The two-day board meeting, which will continue Friday, comes nearly three months after the university's search to replace Graham B. Spanier suffered a setback when a meeting to vote on a candidate was suddenly canceled.
The Albany Times Union later reported that the Penn State trustees had selected former State University of New York president David R. Smith, who at the time was under fire for accepting unauthorized payments and has since resigned.
The search continues, though a source with knowledge of the process said trustees were unlikely to name a new president this week.
Board Chairman Keith Masser has said the group will do so by June 30, the last day on the job for Rodney Erickson. A former provost, Erickson stepped into the role when Spanier was ousted in 2012 after Sandusky's arrest.
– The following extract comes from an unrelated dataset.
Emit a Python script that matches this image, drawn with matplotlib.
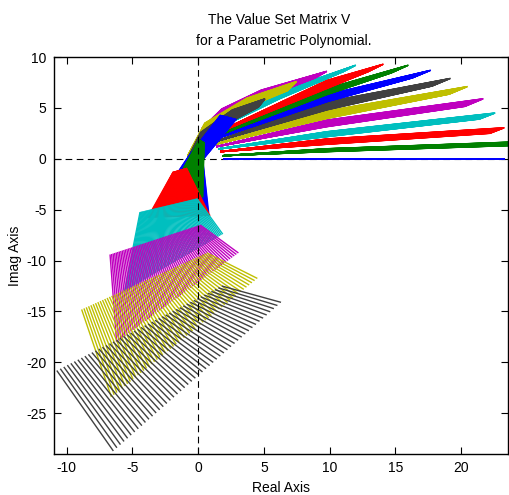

The divide over how the board has responded to that crisis - and handled its search for a new leader - came to the forefront in November when trustee Anthony Lubrano lobbied to let the full 32-member board interview potential candidates, instead of just the 12 trustees on the selection committee. Another member accused Lubrano of "getting disruptive" when he didn't get his way.
The conflict simmered when William Oldsey, a trustee backed by Lubrano and others critical of the board's leadership, was added to the selection committee.
Holly Gregory, the consultant hired in November, on Thursday encouraged debate but told the members to keep things civil.
"I want to underscore this point: Effective and efficient decision-making cannot be made in an environment of divisiveness," she said.
The board has been grappling with sharp criticism received from across the university and beyond since the Sandusky scandal came to light. The exhaustive report prepared by former FBI Director Louis Freeh placed some fault with the group for not monitoring Spanier more closely or probing further when it learned of a grand jury investigation in spring 2011.
Eckel said Thursday that the board had made many changes since then.
Board meetings now include a public comment period. The governor and university president no longer have voting rights. A newly formed compensation committee, whose first task was approving the contract of football coach James Franklin on Saturday, will now have sway over the pay of top executives.